## WHAT THE TASK REQUIRES
Return exactly and only these lines: the first of the listing through the one containing "const gMinor = [-10,-8,-6,-4,-2,0,2,4,6];".

## DATA LINES
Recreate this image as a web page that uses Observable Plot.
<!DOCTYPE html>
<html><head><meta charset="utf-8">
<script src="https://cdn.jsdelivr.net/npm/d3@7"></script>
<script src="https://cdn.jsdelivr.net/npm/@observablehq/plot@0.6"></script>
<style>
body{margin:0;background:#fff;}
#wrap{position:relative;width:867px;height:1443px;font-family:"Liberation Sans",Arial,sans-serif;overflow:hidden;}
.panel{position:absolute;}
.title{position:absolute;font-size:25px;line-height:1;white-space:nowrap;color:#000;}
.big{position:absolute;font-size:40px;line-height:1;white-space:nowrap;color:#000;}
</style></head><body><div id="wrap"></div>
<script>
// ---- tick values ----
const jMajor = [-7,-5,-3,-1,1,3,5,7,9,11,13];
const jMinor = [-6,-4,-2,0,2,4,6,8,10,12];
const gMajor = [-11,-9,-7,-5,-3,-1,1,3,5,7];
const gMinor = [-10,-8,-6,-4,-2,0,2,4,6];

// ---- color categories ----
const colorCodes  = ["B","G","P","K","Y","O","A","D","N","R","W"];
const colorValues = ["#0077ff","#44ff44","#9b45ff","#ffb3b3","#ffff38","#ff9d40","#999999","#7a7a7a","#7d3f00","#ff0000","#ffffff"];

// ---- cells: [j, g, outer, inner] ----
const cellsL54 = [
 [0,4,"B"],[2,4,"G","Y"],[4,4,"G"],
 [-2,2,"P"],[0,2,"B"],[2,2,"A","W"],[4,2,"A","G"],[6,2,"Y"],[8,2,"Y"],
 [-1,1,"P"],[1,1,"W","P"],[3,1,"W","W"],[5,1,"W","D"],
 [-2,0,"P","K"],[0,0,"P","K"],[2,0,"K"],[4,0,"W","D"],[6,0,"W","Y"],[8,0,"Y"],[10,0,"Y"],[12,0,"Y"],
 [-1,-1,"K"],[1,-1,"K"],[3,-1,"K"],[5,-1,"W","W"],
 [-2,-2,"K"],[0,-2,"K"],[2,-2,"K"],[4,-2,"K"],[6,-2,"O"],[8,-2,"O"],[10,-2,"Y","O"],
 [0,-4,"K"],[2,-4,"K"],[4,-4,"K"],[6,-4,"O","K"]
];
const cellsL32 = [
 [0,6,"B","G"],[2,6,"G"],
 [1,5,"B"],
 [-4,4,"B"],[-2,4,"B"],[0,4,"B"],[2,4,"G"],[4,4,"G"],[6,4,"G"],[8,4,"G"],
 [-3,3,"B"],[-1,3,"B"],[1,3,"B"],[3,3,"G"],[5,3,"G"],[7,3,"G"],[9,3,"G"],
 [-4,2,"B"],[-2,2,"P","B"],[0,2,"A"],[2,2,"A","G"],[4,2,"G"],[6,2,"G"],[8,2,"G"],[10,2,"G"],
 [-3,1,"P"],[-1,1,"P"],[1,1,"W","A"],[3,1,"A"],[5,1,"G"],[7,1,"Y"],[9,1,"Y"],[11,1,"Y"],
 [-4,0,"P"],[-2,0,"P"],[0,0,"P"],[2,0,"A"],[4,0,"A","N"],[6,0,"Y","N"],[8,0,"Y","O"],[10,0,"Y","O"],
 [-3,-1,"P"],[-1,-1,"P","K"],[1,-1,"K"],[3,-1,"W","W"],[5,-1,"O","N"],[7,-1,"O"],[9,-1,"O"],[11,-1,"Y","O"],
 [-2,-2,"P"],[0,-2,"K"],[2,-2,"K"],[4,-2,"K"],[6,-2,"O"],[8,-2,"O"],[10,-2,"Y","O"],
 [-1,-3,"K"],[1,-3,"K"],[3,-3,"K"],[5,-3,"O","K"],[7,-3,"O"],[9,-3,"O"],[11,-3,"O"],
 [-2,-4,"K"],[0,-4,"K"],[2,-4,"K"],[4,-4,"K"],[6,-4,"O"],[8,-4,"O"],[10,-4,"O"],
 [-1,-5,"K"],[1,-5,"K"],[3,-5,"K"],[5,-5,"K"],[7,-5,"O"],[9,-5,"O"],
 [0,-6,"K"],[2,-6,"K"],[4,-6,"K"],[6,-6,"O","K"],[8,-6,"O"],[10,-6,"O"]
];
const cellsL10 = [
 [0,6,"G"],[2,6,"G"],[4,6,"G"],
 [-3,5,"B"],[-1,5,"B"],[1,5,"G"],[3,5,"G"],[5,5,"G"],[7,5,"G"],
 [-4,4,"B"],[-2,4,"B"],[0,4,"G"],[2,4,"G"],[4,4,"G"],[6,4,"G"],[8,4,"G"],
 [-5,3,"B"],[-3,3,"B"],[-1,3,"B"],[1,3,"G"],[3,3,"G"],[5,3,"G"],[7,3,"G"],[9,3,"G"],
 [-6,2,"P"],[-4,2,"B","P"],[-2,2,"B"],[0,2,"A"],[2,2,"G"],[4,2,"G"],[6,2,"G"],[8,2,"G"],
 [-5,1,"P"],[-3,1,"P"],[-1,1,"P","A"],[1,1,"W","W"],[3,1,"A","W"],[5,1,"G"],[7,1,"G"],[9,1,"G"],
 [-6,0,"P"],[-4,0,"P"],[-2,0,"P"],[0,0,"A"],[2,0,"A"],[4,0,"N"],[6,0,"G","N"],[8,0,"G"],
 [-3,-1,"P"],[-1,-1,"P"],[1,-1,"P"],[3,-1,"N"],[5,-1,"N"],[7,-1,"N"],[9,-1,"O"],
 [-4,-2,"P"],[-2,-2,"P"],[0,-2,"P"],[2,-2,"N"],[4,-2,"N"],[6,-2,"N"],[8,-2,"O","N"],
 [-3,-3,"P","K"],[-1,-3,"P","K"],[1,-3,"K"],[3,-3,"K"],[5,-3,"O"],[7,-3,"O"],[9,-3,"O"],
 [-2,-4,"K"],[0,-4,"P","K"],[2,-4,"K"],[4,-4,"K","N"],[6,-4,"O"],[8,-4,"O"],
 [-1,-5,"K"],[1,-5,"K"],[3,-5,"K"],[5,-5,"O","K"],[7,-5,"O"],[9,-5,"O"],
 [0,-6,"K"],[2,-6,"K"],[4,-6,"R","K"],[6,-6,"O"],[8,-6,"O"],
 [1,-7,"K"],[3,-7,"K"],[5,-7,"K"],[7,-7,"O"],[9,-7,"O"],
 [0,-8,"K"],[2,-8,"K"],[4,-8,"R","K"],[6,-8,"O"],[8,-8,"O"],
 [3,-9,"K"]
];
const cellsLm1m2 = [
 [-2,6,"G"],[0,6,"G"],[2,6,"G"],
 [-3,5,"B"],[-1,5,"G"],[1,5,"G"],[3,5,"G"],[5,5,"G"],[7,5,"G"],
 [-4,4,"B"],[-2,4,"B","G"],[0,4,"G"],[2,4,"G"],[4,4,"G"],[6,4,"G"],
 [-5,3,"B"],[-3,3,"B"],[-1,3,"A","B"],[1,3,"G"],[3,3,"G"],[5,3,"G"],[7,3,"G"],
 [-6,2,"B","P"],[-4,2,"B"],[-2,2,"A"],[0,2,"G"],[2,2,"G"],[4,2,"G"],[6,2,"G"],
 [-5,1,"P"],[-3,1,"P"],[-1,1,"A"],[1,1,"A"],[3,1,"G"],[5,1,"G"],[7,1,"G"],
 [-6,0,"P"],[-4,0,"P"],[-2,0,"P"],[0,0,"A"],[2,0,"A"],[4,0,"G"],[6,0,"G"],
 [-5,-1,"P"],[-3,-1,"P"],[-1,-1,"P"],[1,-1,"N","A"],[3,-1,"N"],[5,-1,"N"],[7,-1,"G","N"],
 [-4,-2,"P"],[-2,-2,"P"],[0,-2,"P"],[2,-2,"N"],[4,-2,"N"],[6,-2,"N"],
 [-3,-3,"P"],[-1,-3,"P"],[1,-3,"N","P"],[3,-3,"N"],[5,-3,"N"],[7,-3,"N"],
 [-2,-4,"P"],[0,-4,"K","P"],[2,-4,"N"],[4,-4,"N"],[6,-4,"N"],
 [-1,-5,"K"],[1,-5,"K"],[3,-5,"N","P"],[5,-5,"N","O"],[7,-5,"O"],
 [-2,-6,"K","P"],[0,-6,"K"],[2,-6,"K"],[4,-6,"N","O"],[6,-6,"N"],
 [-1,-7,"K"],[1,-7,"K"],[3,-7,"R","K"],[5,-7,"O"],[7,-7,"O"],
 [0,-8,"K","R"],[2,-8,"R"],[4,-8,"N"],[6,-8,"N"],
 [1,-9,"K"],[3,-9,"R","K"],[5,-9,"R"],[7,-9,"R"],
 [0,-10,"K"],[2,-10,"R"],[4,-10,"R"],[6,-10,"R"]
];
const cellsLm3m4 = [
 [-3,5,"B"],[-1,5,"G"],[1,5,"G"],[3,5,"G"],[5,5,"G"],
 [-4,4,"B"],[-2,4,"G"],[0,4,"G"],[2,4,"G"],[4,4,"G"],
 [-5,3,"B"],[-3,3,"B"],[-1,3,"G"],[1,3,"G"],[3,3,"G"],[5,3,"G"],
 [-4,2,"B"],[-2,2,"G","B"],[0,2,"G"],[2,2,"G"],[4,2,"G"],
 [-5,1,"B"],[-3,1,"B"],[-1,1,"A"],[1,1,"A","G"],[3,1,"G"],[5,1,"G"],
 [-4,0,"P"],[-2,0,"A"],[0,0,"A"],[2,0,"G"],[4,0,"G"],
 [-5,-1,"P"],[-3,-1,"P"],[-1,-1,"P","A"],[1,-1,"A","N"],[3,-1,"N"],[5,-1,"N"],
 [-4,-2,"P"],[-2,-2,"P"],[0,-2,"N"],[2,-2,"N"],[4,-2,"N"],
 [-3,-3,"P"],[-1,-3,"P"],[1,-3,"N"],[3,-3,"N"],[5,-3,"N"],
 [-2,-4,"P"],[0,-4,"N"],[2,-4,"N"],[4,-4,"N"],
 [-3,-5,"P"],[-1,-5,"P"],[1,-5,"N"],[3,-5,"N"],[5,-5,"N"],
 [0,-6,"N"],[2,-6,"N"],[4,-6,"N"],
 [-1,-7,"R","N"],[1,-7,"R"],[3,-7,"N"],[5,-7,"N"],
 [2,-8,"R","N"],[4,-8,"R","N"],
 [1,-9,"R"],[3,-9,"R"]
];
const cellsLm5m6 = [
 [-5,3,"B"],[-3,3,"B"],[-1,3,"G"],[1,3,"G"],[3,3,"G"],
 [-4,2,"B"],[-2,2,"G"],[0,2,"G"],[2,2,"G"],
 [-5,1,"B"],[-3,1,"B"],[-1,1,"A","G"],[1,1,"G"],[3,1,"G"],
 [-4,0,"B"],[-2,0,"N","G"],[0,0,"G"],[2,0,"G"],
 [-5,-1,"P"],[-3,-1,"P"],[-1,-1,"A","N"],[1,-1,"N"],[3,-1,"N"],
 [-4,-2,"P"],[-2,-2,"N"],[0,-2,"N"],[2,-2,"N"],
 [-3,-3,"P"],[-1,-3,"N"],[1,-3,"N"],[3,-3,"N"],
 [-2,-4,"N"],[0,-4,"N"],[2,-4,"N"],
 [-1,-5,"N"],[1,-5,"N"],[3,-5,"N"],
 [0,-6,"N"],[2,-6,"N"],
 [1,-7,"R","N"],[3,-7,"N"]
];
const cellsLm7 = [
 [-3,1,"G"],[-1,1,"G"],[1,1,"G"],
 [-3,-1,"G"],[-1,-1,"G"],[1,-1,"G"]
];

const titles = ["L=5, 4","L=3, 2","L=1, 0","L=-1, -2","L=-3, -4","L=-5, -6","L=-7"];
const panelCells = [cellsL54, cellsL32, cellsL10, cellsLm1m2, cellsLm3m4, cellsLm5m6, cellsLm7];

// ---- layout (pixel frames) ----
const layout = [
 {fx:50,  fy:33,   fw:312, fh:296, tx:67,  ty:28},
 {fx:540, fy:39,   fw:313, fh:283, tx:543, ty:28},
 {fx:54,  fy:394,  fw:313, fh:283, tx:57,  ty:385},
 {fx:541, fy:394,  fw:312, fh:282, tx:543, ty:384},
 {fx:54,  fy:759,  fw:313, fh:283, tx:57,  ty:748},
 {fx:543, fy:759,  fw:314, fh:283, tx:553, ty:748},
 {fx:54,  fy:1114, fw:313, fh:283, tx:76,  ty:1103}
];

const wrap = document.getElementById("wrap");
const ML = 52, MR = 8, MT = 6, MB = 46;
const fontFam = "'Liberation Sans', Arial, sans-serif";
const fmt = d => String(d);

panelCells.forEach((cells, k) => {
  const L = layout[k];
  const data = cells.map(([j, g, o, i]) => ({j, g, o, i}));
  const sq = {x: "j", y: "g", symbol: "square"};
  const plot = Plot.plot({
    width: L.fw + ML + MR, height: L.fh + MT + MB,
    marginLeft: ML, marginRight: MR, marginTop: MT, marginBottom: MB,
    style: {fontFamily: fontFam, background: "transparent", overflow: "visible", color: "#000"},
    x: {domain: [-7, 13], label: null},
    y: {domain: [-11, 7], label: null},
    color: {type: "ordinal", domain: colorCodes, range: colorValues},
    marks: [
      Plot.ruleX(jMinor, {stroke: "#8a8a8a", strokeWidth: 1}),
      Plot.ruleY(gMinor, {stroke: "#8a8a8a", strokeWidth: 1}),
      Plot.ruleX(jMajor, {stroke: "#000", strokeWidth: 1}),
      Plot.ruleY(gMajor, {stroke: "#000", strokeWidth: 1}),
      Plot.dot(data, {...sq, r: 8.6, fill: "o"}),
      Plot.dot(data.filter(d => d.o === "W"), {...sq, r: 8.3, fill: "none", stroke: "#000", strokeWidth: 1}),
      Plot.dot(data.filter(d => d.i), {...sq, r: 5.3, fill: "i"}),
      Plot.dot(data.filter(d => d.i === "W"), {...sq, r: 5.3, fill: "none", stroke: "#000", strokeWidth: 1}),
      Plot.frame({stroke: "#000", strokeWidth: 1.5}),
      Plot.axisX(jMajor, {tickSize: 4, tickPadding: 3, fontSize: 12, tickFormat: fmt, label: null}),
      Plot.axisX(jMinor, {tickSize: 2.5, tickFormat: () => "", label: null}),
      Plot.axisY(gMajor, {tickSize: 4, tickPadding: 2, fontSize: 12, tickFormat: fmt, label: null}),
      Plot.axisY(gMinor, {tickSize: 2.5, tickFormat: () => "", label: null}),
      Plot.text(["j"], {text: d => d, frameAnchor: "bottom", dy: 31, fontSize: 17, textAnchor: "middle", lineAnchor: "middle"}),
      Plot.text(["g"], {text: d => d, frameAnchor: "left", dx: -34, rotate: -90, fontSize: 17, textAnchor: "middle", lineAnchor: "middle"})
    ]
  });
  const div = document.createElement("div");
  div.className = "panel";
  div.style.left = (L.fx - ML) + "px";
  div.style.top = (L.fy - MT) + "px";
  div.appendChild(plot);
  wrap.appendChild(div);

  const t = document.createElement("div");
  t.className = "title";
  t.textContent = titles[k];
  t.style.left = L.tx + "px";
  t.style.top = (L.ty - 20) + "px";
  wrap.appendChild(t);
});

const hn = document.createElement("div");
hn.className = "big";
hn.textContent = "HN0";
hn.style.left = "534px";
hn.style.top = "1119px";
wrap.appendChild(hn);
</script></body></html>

## RESPONSE FOR THIS EXERCISE
Recreate this image as a web page that uses Observable Plot.
<!DOCTYPE html>
<html><head><meta charset="utf-8">
<script src="https://cdn.jsdelivr.net/npm/d3@7"></script>
<script src="https://cdn.jsdelivr.net/npm/@observablehq/plot@0.6"></script>
<style>
body{margin:0;background:#fff;}
#wrap{position:relative;width:867px;height:1443px;font-family:"Liberation Sans",Arial,sans-serif;overflow:hidden;}
.panel{position:absolute;}
.title{position:absolute;font-size:25px;line-height:1;white-space:nowrap;color:#000;}
.big{position:absolute;font-size:40px;line-height:1;white-space:nowrap;color:#000;}
</style></head><body><div id="wrap"></div>
<script>
// ---- tick values ----
const jMajor = [-7,-5,-3,-1,1,3,5,7,9,11,13];
const jMinor = [-6,-4,-2,0,2,4,6,8,10,12];
const gMajor = [-11,-9,-7,-5,-3,-1,1,3,5,7];
const gMinor = [-10,-8,-6,-4,-2,0,2,4,6];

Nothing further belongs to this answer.